If we are not well informed upon the beginnings of arithmetic, we are more fortunate in the case of geometry, and here, if anywhere, the old Greeks have been the acknowledged teachers of modern Europe. For we have in the so-called Elements of Euclid, composed most probably at Alexandria about 300 B.C., a summary of all that had been discovered up to his day, doubtless with many new things of his own. He had distinctly built upon his predecessors; he has before him all through his book a problem discussed in Plato, that of the possible number of regular polyhedra, and its solution forms the climax of his work. But he begins from the very beginning and builds up his whole doctrine with such accuracy that a flaw in the demonstration is hard to be found.

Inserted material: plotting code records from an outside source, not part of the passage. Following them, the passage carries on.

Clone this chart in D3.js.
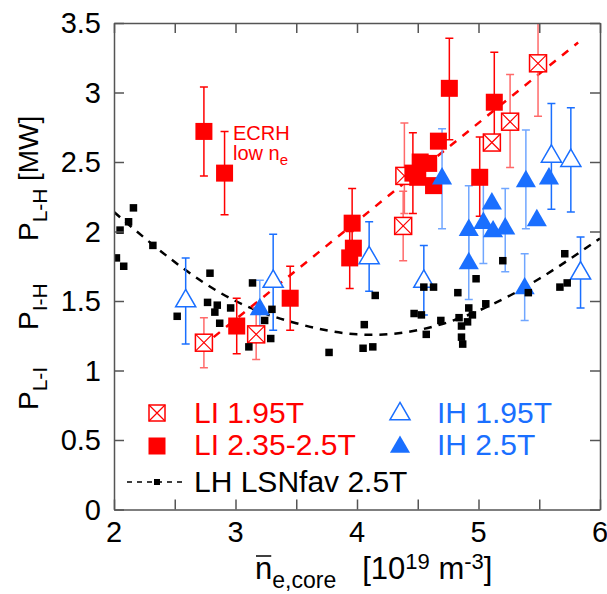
<!DOCTYPE html>
<html>
<head>
<meta charset="utf-8">
<script src="https://cdn.jsdelivr.net/npm/d3@7"></script>
<style>
  body { margin: 0; background: #fff; }
  svg text { font-family: "Liberation Sans", Arial, Helvetica, sans-serif; }
</style>
</head>
<body>
<svg id="chart" width="607" height="594"></svg>
<script>
// LI 2.35-2.5T, filled red squares: [n, P, errLow, errHigh]
const li25 = [
  [2.74, 2.72, 2.40, 3.04], [2.91, 2.42, 2.12, 2.72], [3.01, 1.32, 1.12, 1.52],
  [3.45, 1.52, 1.29, 1.75], [3.96, 2.06, 1.81, 2.31], [3.97, 1.88, null, null],
  [3.94, 1.81, 1.59, 2.00], [4.46, 2.42, 2.13, 2.71], [4.50, 2.39, null, null],
  [4.52, 2.50, null, null], [4.59, 2.49, null, null], [4.63, 2.33, null, null],
  [4.67, 2.65, null, null], [4.76, 3.03, 2.66, 3.39], [5.01, 2.39, 2.11, 2.68],
  [5.13, 2.93, 2.62, 3.29]
];
// LI 1.95T, crossed boxes
const li195 = [
  [2.74, 1.20, 1.02, 1.38], [3.17, 1.26, 1.08, 1.45], [4.39, 2.40, 2.13, 2.78],
  [4.38, 2.04, 1.79, 2.29], [5.11, 2.64, null, null], [5.26, 2.79, 2.46, 3.13],
  [5.49, 3.21, 2.83, 3.60]
];
// IH 1.95T, open triangles
const ih195 = [
  [2.59, 1.50, 1.19, 1.81], [3.31, 1.64, 1.29, 1.98], [4.10, 1.81, 1.57, 2.07],
  [4.55, 1.64, 1.40, 1.90], [5.60, 2.54, 2.16, 2.92], [5.76, 2.51, 2.14, 2.89],
  [5.84, 1.70, 1.45, 1.96]
];
// IH 2.5T, filled triangles
const ih25 = [
  [3.20, 1.44, 1.25, 1.65], [4.70, 2.38, 2.02, 2.74], [4.92, 2.01, 1.77, 2.33],
  [4.92, 1.77, 1.51, 2.03], [5.04, 2.06, 1.77, 2.35], [5.11, 2.20, null, null],
  [5.12, 2.00, null, null], [5.22, 2.02, 1.71, 2.31], [5.39, 2.36, 2.02, 2.73],
  [5.58, 2.38, null, null], [5.48, 2.08, null, null], [5.38, 1.59, 1.36, 1.84]
];
// LH LSNfav 2.5T, small black squares
const lh = [
  [2.02, 1.81], [2.05, 2.01], [2.08, 1.75], [2.12, 2.07], [2.16, 2.17], [2.32, 1.90],
  [2.52, 1.39], [2.77, 1.49], [2.79, 1.70], [2.83, 1.42], [2.85, 1.47], [2.87, 1.34],
  [2.96, 1.45], [3.11, 1.17], [3.14, 1.63], [3.24, 1.36], [3.29, 1.23], [3.30, 1.44],
  [3.77, 1.13], [4.05, 1.16], [4.06, 1.33], [4.13, 1.17], [4.15, 1.54], [4.47, 1.41],
  [4.53, 1.40], [4.55, 1.60], [4.57, 1.26], [4.63, 1.60], [4.69, 1.36], [4.83, 1.56],
  [4.84, 1.38], [4.86, 1.32], [4.86, 1.24], [4.87, 1.19], [4.91, 1.35], [4.92, 1.45],
  [4.95, 1.40], [4.98, 1.66], [5.06, 1.48], [5.20, 1.79], [5.41, 1.56], [5.67, 1.60],
  [5.71, 1.84], [5.73, 1.63]
];
// dashed fit curves
const lhFit = [[2.0, 2.14], [2.5, 1.78], [3.0, 1.50], [3.5, 1.34], [4.0, 1.26],
               [4.5, 1.29], [5.0, 1.43], [5.5, 1.66], [6.0, 1.95]];
const liFit = [[2.82, 1.24], [5.82, 3.36]];

const xTicks = [2, 2.5, 3, 3.5, 4, 4.5, 5, 5.5, 6];
const xLabels = [2, 3, 4, 5, 6];
const yTicks = [0, 0.5, 1, 1.5, 2, 2.5, 3, 3.5];

const RED = "#ff0000", RED_LT = "#ff6a6a";
const BLUE = "#1a6fff", BLUE_LT = "#70a6ff";

const svg = d3.select("#chart");
const x = d3.scaleLinear().domain([2, 6]).range([114, 600]);
const y = d3.scaleLinear().domain([0, 3.5]).range([509.5, 23]);

svg.append("clipPath").attr("id", "plot")
  .append("rect").attr("x", 114).attr("y", 23).attr("width", 486).attr("height", 486.5);

const g = svg.append("g").attr("clip-path", "url(#plot)");

// fit lines
g.append("path").datum(lhFit)
  .attr("d", d3.line().x(d => x(d[0])).y(d => y(d[1])).curve(d3.curveNatural))
  .attr("fill", "none").attr("stroke", "#000").attr("stroke-width", 2.5)
  .attr("stroke-dasharray", "8,7");
g.append("path").datum(liFit)
  .attr("d", d3.line().x(d => x(d[0])).y(d => y(d[1])))
  .attr("fill", "none").attr("stroke", RED).attr("stroke-width", 2.5)
  .attr("stroke-dasharray", "8,8");

// error bars
function errBars(data, color) {
  const eb = g.append("g").attr("stroke", color).attr("stroke-width", 1.5);
  data.filter(d => d[2] != null).forEach(d => {
    eb.append("line").attr("x1", x(d[0])).attr("x2", x(d[0]))
      .attr("y1", y(d[2])).attr("y2", y(d[3]));
    [d[2], d[3]].forEach(v => {
      eb.append("line").attr("x1", x(d[0]) - 4).attr("x2", x(d[0]) + 4)
        .attr("y1", y(v)).attr("y2", y(v));
    });
  });
}
errBars(li195, RED_LT);
errBars(li25, RED);
errBars(ih195, BLUE);
errBars(ih25, BLUE_LT);

// marker painters
function crossBox(sel, s) {
  sel.append("rect").attr("x", -s / 2).attr("y", -s / 2).attr("width", s).attr("height", s)
    .attr("fill", "#fff").attr("stroke", RED).attr("stroke-width", 1.5);
  sel.append("path").attr("d", `M${-s / 2},${-s / 2}L${s / 2},${s / 2}M${s / 2},${-s / 2}L${-s / 2},${s / 2}`)
    .attr("stroke", RED).attr("stroke-width", 1.2);
}
function square(sel, s, color) {
  sel.append("rect").attr("x", -s / 2).attr("y", -s / 2).attr("width", s).attr("height", s)
    .attr("fill", color);
}
const tri = d3.symbol().type(d3.symbolTriangle).size(175);

g.selectAll(".cb").data(li195).join("g")
  .attr("transform", d => `translate(${x(d[0])},${y(d[1])})`)
  .each(function () { crossBox(d3.select(this), 17); });

g.selectAll(".sq").data(li25).join("rect")
  .attr("x", d => x(d[0]) - 8.5).attr("y", d => y(d[1]) - 8.5)
  .attr("width", 17).attr("height", 17).attr("fill", RED);

g.selectAll(".ot").data(ih195).join("path")
  .attr("d", tri).attr("transform", d => `translate(${x(d[0])},${y(d[1])})`)
  .attr("fill", "#fff").attr("stroke", BLUE).attr("stroke-width", 1.5);

g.selectAll(".ft").data(ih25).join("path")
  .attr("d", tri).attr("transform", d => `translate(${x(d[0])},${y(d[1])})`)
  .attr("fill", BLUE);

g.selectAll(".lh").data(lh).join("rect")
  .attr("x", d => x(d[0]) - 3.75).attr("y", d => y(d[1]) - 3.75)
  .attr("width", 7.5).attr("height", 7.5).attr("fill", "#000");

// axes (ticks inside, mirrored)
const axisCol = "#555";
const tl = -10;
svg.append("g").attr("transform", "translate(0,509.5)")
  .call(d3.axisBottom(x).tickValues(xTicks).tickSizeInner(tl).tickSizeOuter(0).tickFormat(""));
svg.append("g").attr("transform", "translate(0,23)")
  .call(d3.axisTop(x).tickValues(xTicks).tickSizeInner(tl).tickSizeOuter(0).tickFormat(""));
svg.append("g").attr("transform", "translate(114,0)")
  .call(d3.axisLeft(y).tickValues(yTicks).tickSizeInner(tl).tickSizeOuter(0).tickFormat(""));
svg.append("g").attr("transform", "translate(600,0)")
  .call(d3.axisRight(y).tickValues(yTicks).tickSizeInner(tl).tickSizeOuter(0).tickFormat(""));
svg.selectAll(".domain, .tick line").attr("stroke", axisCol).attr("stroke-width", 1.5);

// tick labels
svg.append("g").selectAll("text").data(xLabels).join("text")
  .attr("x", d => x(d)).attr("y", 542).attr("text-anchor", "middle")
  .attr("font-size", 29).text(d => d);
svg.append("g").selectAll("text").data(yTicks).join("text")
  .attr("x", 101).attr("y", d => y(d) + 10).attr("text-anchor", "end")
  .attr("font-size", 29).text(d => d);

// y axis title: three powers plus unit, read bottom to top
const yTitle = [["P", "L-I", 410], ["P", "I-H", 330], ["P", "L-H", 241]];
yTitle.forEach(p => {
  const t = svg.append("text").attr("transform", `translate(38,${p[2]}) rotate(-90)`)
    .attr("font-size", 28);
  t.append("tspan").text(p[0]);
  t.append("tspan").attr("font-size", 21).attr("dy", 9).text(p[1]);
});
svg.append("text").attr("transform", "translate(38,181) rotate(-90)")
  .attr("font-size", 28).text("[MW]");

// x axis title
const xt = svg.append("text").attr("x", 255).attr("y", 579).attr("font-size", 31);
xt.append("tspan").text("n");
xt.append("tspan").attr("font-size", 23).attr("dy", 9).text("e,core");
xt.append("tspan").attr("dy", -9).attr("dx", 26).text("[10");
xt.append("tspan").attr("font-size", 22).attr("dy", -10).text("19");
xt.append("tspan").attr("dy", 10).text(" m");
xt.append("tspan").attr("font-size", 22).attr("dy", -10).text("-3");
xt.append("tspan").attr("dy", 10).text("]");
const nb = xt.node().getExtentOfChar(0);
svg.append("line").attr("x1", nb.x + 1).attr("x2", nb.x + nb.width - 1)
  .attr("y1", 556).attr("y2", 556).attr("stroke", "#000").attr("stroke-width", 1.5);

// annotation
svg.append("text").attr("x", 233).attr("y", 140).attr("fill", RED).attr("font-size", 20).text("ECRH");
const an = svg.append("text").attr("x", 233).attr("y", 160).attr("fill", RED).attr("font-size", 20);
an.append("tspan").text("low n");
an.append("tspan").attr("font-size", 15).attr("dy", 5).text("e");

// legend
const leg = svg.append("g");
crossBox(leg.append("g").attr("transform", "translate(157,413)"), 16);
square(leg.append("g").attr("transform", "translate(157,446)"), 17, RED);
leg.append("path").attr("d", tri).attr("transform", "translate(400,414)")
  .attr("fill", "#fff").attr("stroke", BLUE).attr("stroke-width", 1.5);
leg.append("path").attr("d", tri).attr("transform", "translate(400,447)").attr("fill", BLUE);
leg.append("line").attr("x1", 127).attr("x2", 186).attr("y1", 482).attr("y2", 482)
  .attr("stroke", "#000").attr("stroke-width", 1.5).attr("stroke-dasharray", "5,5");
square(leg.append("g").attr("transform", "translate(157,482)"), 6, "#000");

const legText = [
  ["LI 1.95T", 194, 423, RED], ["LI 2.35-2.5T", 194, 455, RED],
  ["IH 1.95T", 437, 423, BLUE], ["IH 2.5T", 437, 455, BLUE],
  ["LH LSNfav 2.5T", 194, 492, "#000"]
];
leg.selectAll("text").data(legText).join("text")
  .attr("x", d => d[1]).attr("y", d => d[2]).attr("fill", d => d[3])
  .attr("font-size", 30).text(d => d[0]);
</script>
</body>
</html>
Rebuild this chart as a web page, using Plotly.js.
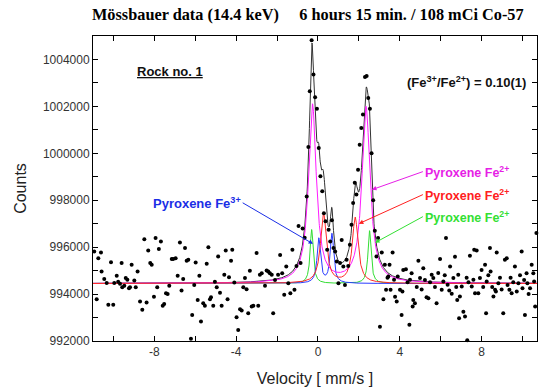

How did this great master attain to such perfection? The form of his demonstrations does not suggest an intimacy with the logic of his immediate predecessor Aristotle; but from him he might easily have obtained the whole notion of a strictly deductive science, which, starting from the smallest possible number of primary data, proceeds to derive from these by strict demonstration proposition after proposition. Philosophers of our own time have often expressed wonder at the clearness with which these data are laid down. They are three in kind: first the common notions, which apply to all science and all practical life, such as “the whole is greater than its part”; secondly, the axioms peculiar to our intuition of space, such as “two right lines cannot enclose a space”; and thirdly the very simple postulates, which amount to the use of a ruler and compass with a pencil. There are besides very careful definitions, so careful that they are at first obscure, because they apply to the ideal construction of the mind in its intuition of pure space and do not concern themselves about the flaws of actual figures. Thus his “point which has no parts” is not nothing at all, but the minimum of definite place; his right line, “which lies in the same way (όμαλῶς) between any two points taken upon its length,” is simply unity of direction. Every other line varies in direction in some of its successive parts. This is a direct appeal to intuition, without which we can make no beginning in the science of space. Such also is the axiom about parallel lines. Such is also the proof by superposition, to show that two triangles, if some of their measurements be the same, must wholly coincide.